5 Symptoms That Might Lead to a Lymphoma Diagnosis
The symptoms of lymphoma mimic those of many far less serious diseases and conditions. All versions of lymphoma are typically diagnosed by a biopsy of the enlarged lymph node. If you are experiencing swollen lymph nodes in conjunction with other classic symptoms of lymphoma, see a doctor for a diagnosis.
Swollen Lymph Nodes
One of the key signs of lymphoma is swollen lymph nodes. Sometimes lymph nodes in the neck, under the arm or in the groin swell enough to be visible as small lumps under the skin. Patients often find these swellings themselves. Typically, the swollen lymph nodes are not painful. Sometimes, the swollen lymph nodes are accompanied by fever. However, while swollen lymph nodes are the prime symptom of lymphoma, they also occur with many types of infections.
Unexplained Weight Loss
A person with lymphoma often loses weight rapidly, seemingly for no reason. It's common for patients to lose as much as 15 pounds over just a few months. An unexplained weight loss of 10 percent or more is a symptom that requires a visit to a doctor to test for lymphoma.

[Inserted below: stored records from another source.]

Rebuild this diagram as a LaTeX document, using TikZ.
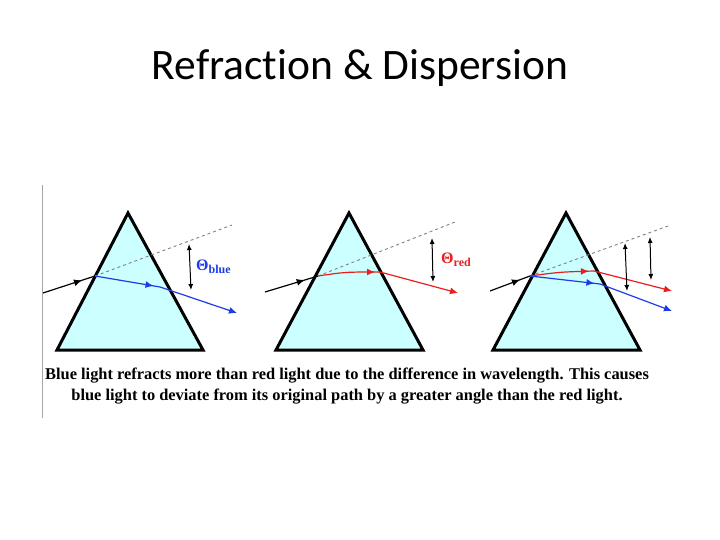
\documentclass[tikz,border=0pt]{standalone}
\usepackage{fontspec}
\setmainfont{Liberation Serif}
\newfontfamily\titlefont[Ligatures={NoCommon,NoDiscretionary,NoRare},Contextuals=NoAlternate]{Carlito}
\usetikzlibrary{arrows.meta,decorations.markings}
\definecolor{glass}{RGB}{204,255,255}
\definecolor{rayblue}{RGB}{30,60,230}
\definecolor{rayred}{RGB}{235,30,30}
\tikzset{
  prism/.style={draw=black,line width=3pt,fill=glass,line join=miter},
  ray/.style={line width=1.2pt},
  midarrow/.style={postaction={decorate},decoration={markings,mark=at position #1 with {\arrow{Latex[length=8pt,width=7pt]}}}},
  guide/.style={draw=gray,dashed,line width=0.9pt},
  angarrow/.style={draw=black,line width=1pt,{Latex[length=6pt,width=5pt]}-{Latex[length=6pt,width=5pt]}},
  endarrow/.style={-{Latex[length=8pt,width=7pt]}}
}
\begin{document}
\begin{tikzpicture}[x=1pt,y=-1pt]
\useasboundingbox (0,0) rectangle (720,540);
\node[font=\titlefont\fontsize{43.5}{48}\selectfont] (title) at (360,68) {Refraction \& Dispersion};
\draw[gray!70,line width=0.8pt] (42,185) -- (42,418);
% prism 1
\draw[prism] (128,213) -- (203,350) -- (57,350) -- cycle;
\coordinate (e1) at (95,276);
\coordinate (b1) at (160,287);
\draw[ray,midarrow=0.75] (43,293) -- (e1);
\draw[guide] (e1) -- (232,225);
\draw[ray,rayblue,midarrow=0.9] (e1) -- (b1);
\draw[ray,rayblue,endarrow] (b1) -- (237,313);
\draw[angarrow] (189,244) -- (191,290);
\node[text=rayblue,font=\bfseries\fontsize{16}{16}\selectfont,anchor=west,inner sep=0pt] (l1) at (196,267) {Θ\fontsize{12}{12}\selectfont\raisebox{-3pt}{blue}};
% prism 2
\draw[prism] (349,213) -- (423,350) -- (276,350) -- cycle;
\coordinate (e2) at (318,276);
\coordinate (r2) at (380,272);
\draw[ray,midarrow=0.75] (265,292) -- (e2);
\draw[guide] (e2) -- (455,222);
\draw[ray,rayred,midarrow=0.92] (e2) .. controls (345,272) .. (r2);
\draw[ray,rayred,endarrow] (r2) -- (458,293);
\draw[angarrow] (432,238) -- (433,282);
\node[text=rayred,font=\bfseries\fontsize{16}{16}\selectfont,anchor=west,inner sep=0pt] (l2) at (441,260) {Θ\fontsize{12}{12}\selectfont\raisebox{-3pt}{red}};
% prism 3
\draw[prism] (566,213) -- (640,350) -- (493,350) -- cycle;
\coordinate (e3) at (530,276);
\coordinate (r3) at (594,271);
\coordinate (b3) at (600,284);
\draw[ray,midarrow=0.75] (490,291) -- (e3);
\draw[guide] (e3) -- (668,226);
\draw[ray,rayred,midarrow=0.92] (e3) .. controls (560,272) .. (r3);
\draw[ray,rayred,endarrow] (r3) -- (672,291);
\draw[ray,rayblue,midarrow=0.92] (e3) -- (b3);
\draw[ray,rayblue,endarrow] (b3) -- (672,311);
\draw[angarrow] (625,243) -- (627,291);
\draw[angarrow] (650,237) -- (651,280);
% caption
\node[font=\bfseries\fontsize{16.4}{21}\selectfont,align=center] (cap) at (347,386) {Blue light refracts more than red light due to the difference in wavelength. This causes\\blue light to deviate from its original path by a greater angle than the red light.};
\end{tikzpicture}
\end{document}
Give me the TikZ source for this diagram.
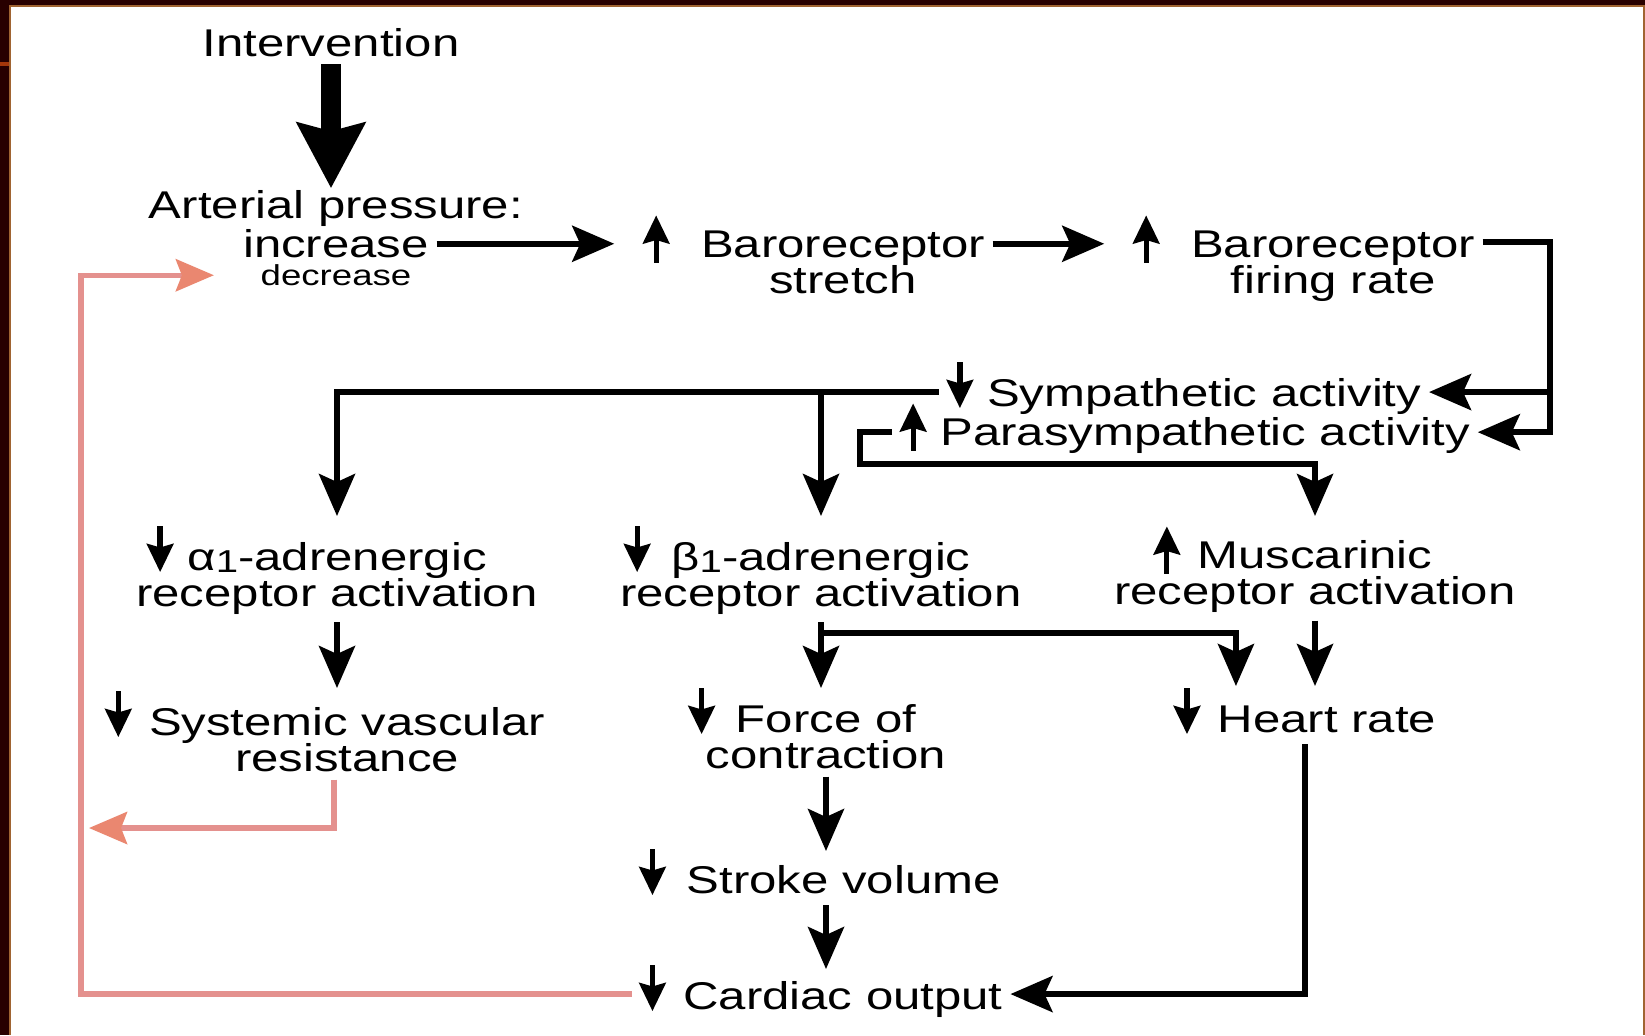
\documentclass[tikz,border=0pt]{standalone}
\usepackage{fontspec}
\setmainfont{Liberation Sans}[FakeStretch=1.27]
\usetikzlibrary{positioning, arrows.meta}
\definecolor{slidebg}{RGB}{40,0,0}
\definecolor{slideedge}{RGB}{160,100,50}
\definecolor{slidetab}{RGB}{165,55,10}
\definecolor{fbline}{RGB}{228,145,142}
\definecolor{fbtip}{RGB}{234,135,112}
\newcommand{\lblfont}{\fontsize{11pt}{10.3pt}\selectfont}
\newcommand{\dnar}{\tikz[baseline=0pt]\draw[line width=1.5pt,-{Stealth[length=8pt,width=7.5pt,inset=1pt]}] (0pt,12.5pt) -- (0pt,-0.5pt);}
\newcommand{\upar}{\tikz[baseline=0pt]\draw[line width=1.5pt,-{Stealth[length=8pt,width=7.5pt,inset=1pt]}] (0pt,-1.5pt) -- (0pt,12pt);}
\newcommand{\subsc}[1]{\raisebox{-0.12ex}{\fontsize{9pt}{9pt}\selectfont #1}}
\tikzset{
	lbl/.style= {
		font=\lblfont,
		align=center,
		inner sep=2pt
	},
	conn/.style= {
		line width=1.6pt,
		-{Stealth[length=0.42cm, width=0.36cm, inset=0.08cm]}
	},
	bigarrow/.style= {
		line width=0.2cm,
		-{Stealth[length=0.65cm, width=0.67cm, inset=0.08cm]}
	},
	fb/.style= {
		fbline,
		line width=1.5pt,
		-{Stealth[length=0.38cm, width=0.32cm, inset=0.06cm, color=fbtip]}
	}
}

\begin{document}
\begin{tikzpicture}[x=0.01cm, y=-0.01cm]

	\useasboundingbox (0,0) rectangle (1645,1035);
	% slide frame
	\fill[slidebg] (0,0) rectangle (1645,1035);
	\fill[white] (10,6) rectangle (1644,1035);
	\draw[slideedge, line width=0.02cm] (10,1035) -- (10,6) -- (1644,6) -- (1644,1035);
	\fill[slidetab] (0,62) rectangle (9,66);

	\node (interv)[lbl, anchor=base] at (331,56) {Intervention};
	\node (art)[lbl, anchor=base] at (336,218) {Arterial pressure:};
	\node (inc)[lbl, below=-3.4pt of art] {increase};
	\node (dec)[lbl, font=\fontsize{8.2pt}{9pt}\selectfont, below=-2.5pt of inc] {decrease};

	\node (stretch)[lbl, anchor=north] at (843,205) {\llap{\upar\hspace{9pt}}Baroreceptor\\stretch};
	\node (firing)[lbl, anchor=north] at (1333,205) {\llap{\upar\hspace{9pt}}Baroreceptor\\firing rate};

	\node (symp)[lbl, anchor=north] at (1184,352) {\dnar\hspace{4pt}Sympathetic activity};
	\node (para)[lbl, anchor=north] at (1185,393) {\upar\hspace{4pt}Parasympathetic activity};

	\node (alpha)[lbl, anchor=north] at (337,516) {\llap{\dnar\hspace{4pt}}α\subsc{1}-adrenergic\\receptor activation};
	\node (beta)[lbl, anchor=north] at (821,516) {\llap{\dnar\hspace{6pt}}β\subsc{1}-adrenergic\\receptor activation};
	\node (musc)[lbl, anchor=north] at (1315,516) {\llap{\upar\hspace{5pt}}Muscarinic\\receptor activation};

	\node (svr)[lbl, anchor=north] at (347,681) {\llap{\dnar\hspace{5pt}}Systemic vascular\\resistance};
	\node (force)[lbl, anchor=north] at (826,678) {\llap{\dnar\hspace{6pt}}Force of\\contraction};
	\node (heart)[lbl, anchor=north] at (1305,678) {\dnar\hspace{5pt}Heart rate};

	\node (stroke)[lbl, anchor=north] at (820,839) {\dnar\hspace{6pt}Stroke volume};
	\node (cardiac)[lbl, anchor=north] at (821,955) {\dnar\hspace{5pt}Cardiac output};

	\coordinate (rbus) at (1550,242);
	\coordinate (pbend) at (860,464);
	\coordinate (bsplit) at (821,633);
	\coordinate (lbus) at (81,991);
	\coordinate (fbjoin) at (89,828);

	\draw[bigarrow, shorten >=-0.06cm] (interv.south) -- (interv.south |- art.north);
	\draw[conn, shorten >=0.79cm] (inc.east) -- (stretch.west |- inc.east);
	\draw[conn, shorten >=0.79cm] (stretch.east |- inc.east) -- (firing.west |- inc.east);
	\draw[conn] (firing.east |- rbus) -- (rbus) |- ([yshift=-0.05cm]para.east);
	\draw[conn] ([yshift=-0.05cm]rbus |- symp.east) -- ([yshift=-0.05cm]symp.east);

	\draw[conn] ([yshift=-0.05cm]symp.west) -| (alpha.north);
	\draw[conn] ([yshift=-0.05cm]symp.west -| beta.north) -- (beta.north);
	\draw[conn] ([yshift=-0.05cm]para.west) -| (pbend) -| (musc.north);

	\draw[conn, shorten >=-0.07cm] (alpha.south) -- (alpha.south |- svr.north);
	\draw[conn, shorten >=-0.1cm] (beta.south) -- (beta.south |- force.north);
	\draw[conn, shorten >=-0.08cm] (bsplit) -| ([xshift=-0.69cm]heart.north);
	\draw[conn, shorten >=-0.08cm] (musc.south) -- (musc.south |- heart.north);
	\draw[conn, shorten >=-0.12cm] (force.south) -- (force.south |- stroke.north);
	\draw[conn, shorten >=-0.14cm] (force.south |- stroke.south) -- (force.south |- cardiac.north);
	\draw[conn] (heart.south) |- ([yshift=-0.04cm]cardiac.east);

	% feedback
	\draw[fb, shorten >=0.39cm] ([yshift=-0.04cm]cardiac.west) -| (lbus |- dec.west) -- (dec.west);
	\draw[fb] ([xshift=-0.13cm]svr.south) |- (fbjoin);

\end{tikzpicture}
\end{document}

If the lymphoma is centered in the abdomen area, the entire abdomen can become tender and swollen as a result of swelling lymph nodes. Lymphoma near the spleen can cause it to swell and push into the stomach. As a result, the patient feels full even if he has only eaten a small amount. Abdominal lymphomas can also lead to nausea, vomiting, bowel movement blockage and abdominal pain.
Lymphoma that has made its home in the chest may press against the windpipe. As a result, symptoms such as shortness of breath or coughing that doesn't go away appear. Patients often feel a sense of heaviness in their chest as well. If a lymphoma in this area affects the superior vena cava, which is the vein carrying blood from the head to the heart, the patient may have extreme difficulty breathing and even pass out. If this occurs, emergency medical intervention is required immediately.
Lymphoma can also affect the skin. When this occurs, it often manifests as small, purple bumps under the skin that are itchy and widespread. In addition, secretions from lymphoma cells sometimes cause itching all over the body.
Lymphoma is a cancer of the lymphatic system. More than 30 different cancers classify as lymphoma, with the primary division being between Hodgkin's and non-Hodgkin's lymphomas. However, the symptoms for the various types of the disease are very similar. While lymphoma is not contagious, risk factors for the disease include hosting viruses such as hepatitis C, Epstein-Barr and HIV. In addition, those with weakened immune systems are at a higher risk for lymphoma.